La milicia, una fuerza de reserva ciudadana creada en la era chavista, es vista por analistas como un brazo político-leal al régimen más que como una fuerza militar convencional efectiva. El anuncio parece ser una jugada propagandística destinada a proyectar una imagen de fortaleza y unidad nacional frente a una agresión externa, apelando al nacionalismo para consolidar apoyo interno en un momento de máxima presión.
Trascendiendo la retórica belicista, los intereses estratégicos en juego son monumentales. La presencia militar de EE.UU., real o percibida, cumple varios objetivos simultáneos:
Interceptar el narcotráfico. La misión declarada es cortar las rutas marítimas del Cartel de los Soles, señalado como un actor central en el narcotráfico transnacional.
Disuadir una incursión en el esequibo. La defensa de los gigantescos yacimientos petroleros descubiertos en la Guyana Esequiba, operados por ExxonMobil, es una prioridad absoluta para Washington. Cualquier acción militar venezolana en la zona disputada encontraría una respuesta contundente.
Aislar diplomáticamente al régimen. La ofensiva busca forzar a los aliados regionales de Maduro a definir su posición, eligiendo entre la legitimidad de un gobierno acusado de narcoterrorismo o la alineación con los intereses de seguridad hemisférica liderados por EE.UU.
Un elemento de preocupación adicional y creciente para los estrategas en Washington es el proyecto de una zona binacional de integración entre Colombia y Venezuela. Presentado como un marco para la libre circulación de personas, mercancías y la coordinación de políticas aduaneras a lo largo de más de 2,200 kilómetros de frontera, el plan es observado con extrema suspicacia.
Analistas de seguridad argumentan que, dadas las limitaciones de control territorial de ambos estados y los vínculos probados de estructuras venezolanas con economías ilícitas, esta iniciativa podría degenerar en un corredor libre de facto para el narcotráfico, la minería criminal y el tránsito de grupos armados irregulares bajo un manto de aparente legalidad.
La perspectiva de que las disidencias de las FARC y el ELN operen con mayor impunidad bajo un paraguas de cooperación bilateral preocupa profundamente a las agencias de inteligencia.
Frente a esta postura de mano dura, la reacción de gobiernos como el de México, defendiendo el principio de no intervención y la soberanía nacional, subraya las profundas fracturas ideológicas que persisten en la región. Mientras Estados Unidos avanza con una doctrina de seguridad activa y directa, otras capitales privilegian un enfoque que, para Washington, resulta complaciente con las amenazas transnacionales.
Esta divergencia fundamental debilita cualquier potential de una respuesta continental unificada y deja a la administración estadounidense como el único actor con la capacidad logística, financiera y política para aplicar una presión significativa y directa contra el núcleo del narcorégimen.
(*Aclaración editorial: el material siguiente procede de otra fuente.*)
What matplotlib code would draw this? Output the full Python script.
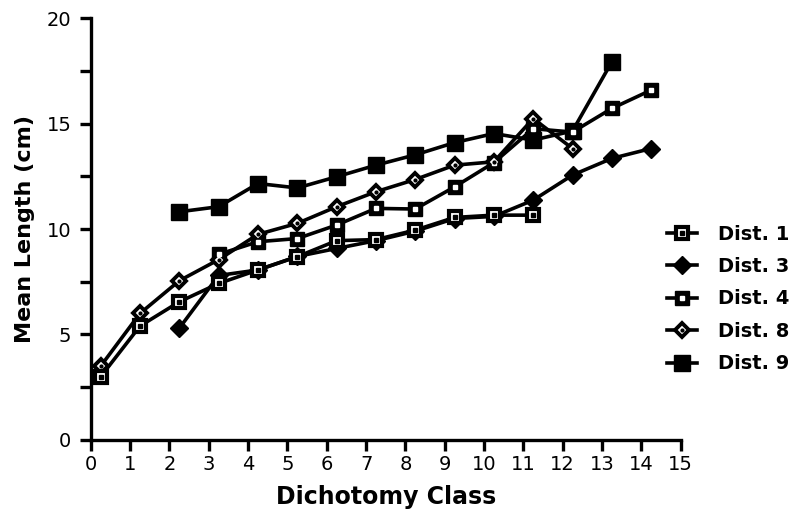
import matplotlib.pyplot as plt
from matplotlib.legend_handler import HandlerTuple
import numpy as np

plt.rcParams['font.family'] = ['DejaVu Sans']

# dichotomy class positions (points sit a quarter class to the right of the tick)
x1 = [0.25, 1.25, 2.25, 3.25, 4.25, 5.25, 6.25, 7.25, 8.25, 9.25, 10.25, 11.25]
dist1 = [3.0, 5.4, 6.55, 7.42, 8.06, 8.69, 9.45, 9.5, 9.95, 10.55, 10.66, 10.66]

x3 = [2.25, 3.25, 4.25, 5.25, 6.25, 7.25, 8.25, 9.25, 10.25, 11.25, 12.25, 13.25, 14.25]
dist3 = [5.3, 7.8, 8.06, 8.7, 9.08, 9.45, 9.9, 10.5, 10.6, 11.37, 12.56, 13.35, 13.82]

x4 = [3.25, 4.25, 5.25, 6.25, 7.25, 8.25, 9.25, 10.25, 11.25, 12.25, 13.25, 14.25]
dist4 = [8.8, 9.4, 9.55, 10.19, 10.98, 10.95, 12.0, 13.15, 14.76, 14.6, 15.72, 16.59]

x8 = [0.25, 1.25, 2.25, 3.25, 4.25, 5.25, 6.25, 7.25, 8.25, 9.25, 10.25, 11.25, 12.25]
dist8 = [3.5, 6.0, 7.55, 8.55, 9.75, 10.27, 11.06, 11.77, 12.35, 13.03, 13.19, 15.24, 13.82]

x9 = [2.25, 3.25, 4.25, 5.25, 6.25, 7.25, 8.25, 9.25, 10.25, 11.25, 12.25, 13.25]
dist9 = [10.82, 11.06, 12.16, 11.95, 12.48, 13.03, 13.52, 14.1, 14.53, 14.22, 14.65, 17.93]

fig = plt.figure(figsize=(7.97, 5.20), dpi=100)
ax = fig.add_axes([0.114, 0.154, 0.74, 0.811])

lw = 2.6
l9, = ax.plot(x9, dist9, color='black', lw=lw, marker='s', ms=11, mfc='black',
              mec='black', zorder=3)
l8, = ax.plot(x8, dist8, color='black', lw=lw, marker='D', ms=7.5, mfc='white',
              mec='black', mew=2.8, zorder=4)
l4, = ax.plot(x4, dist4, color='black', lw=lw, marker='s', ms=10.5, mfc='black',
              mec='black', zorder=3)
l3, = ax.plot(x3, dist3, color='black', lw=lw, marker='D', ms=9, mfc='black',
              mec='black', zorder=3)
l1, = ax.plot(x1, dist1, color='black', lw=lw, marker='s', ms=8, mfc='white',
              mec='black', mew=3, zorder=5)
# small centre dots
d4, = ax.plot(x4, dist4, ls='none', marker='s', ms=2.5, color='white', zorder=4)
d1, = ax.plot(x1, dist1, ls='none', marker='s', ms=2.5, color='black', zorder=6)
d8, = ax.plot(x8, dist8, ls='none', marker='o', ms=2, color='black', zorder=6)

ax.set_xlim(0, 15)
ax.set_ylim(0, 20)
ax.set_xticks(np.arange(0, 16, 1))
ax.set_yticks([0, 5, 10, 15, 20])
ax.set_yticks([2.5, 7.5, 12.5, 17.5], minor=True)

for side in ['top', 'right']:
    ax.spines[side].set_visible(False)
for side in ['left', 'bottom']:
    ax.spines[side].set_linewidth(2.4)

ax.tick_params(axis='both', which='both', direction='out', width=2.4, labelsize=14)
ax.tick_params(axis='x', length=8, pad=3)
ax.tick_params(axis='y', which='both', length=8, pad=6)

ax.set_xlabel('Dichotomy Class', fontsize=17, fontweight='bold', labelpad=8)
ax.set_ylabel('Mean Length (cm)', fontsize=16, fontweight='bold', labelpad=8)

ax.legend([(l1, d1), l3, (l4, d4), (l8, d8), l9],
          ['Dist. 1', 'Dist. 3', 'Dist. 4', 'Dist. 8', 'Dist. 9'],
          handler_map={tuple: HandlerTuple(ndivide=1)},
          loc='upper left', bbox_to_anchor=(0.837, 0.568), bbox_transform=fig.transFigure,
          frameon=False, borderpad=0, borderaxespad=0,
          prop={'weight': 'bold', 'size': 14}, handlelength=1.55,
          labelspacing=0.69, handletextpad=1.05)

fig.savefig('out.png', dpi=100)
En definitiva, la ofensiva lanzada por Washington marca un punto de inflexión histórico. Ya no se trata de una simple condena diplomática o sanciones selectivas; es la aplicación de un manual de guerra contra el crimen organizado a un estado nacional. El éxito o el fracaso de esta apuesta de alto riesgo no solo definirá el futuro de Venezuela, sino que reconfigurará el equilibrio de poder, la seguridad y la cooperación en toda la cuenca del Caribe para las próximas décadas. El mundo observa cómo se desarrolla este combate sin cuartel contra una cleptocracia armada.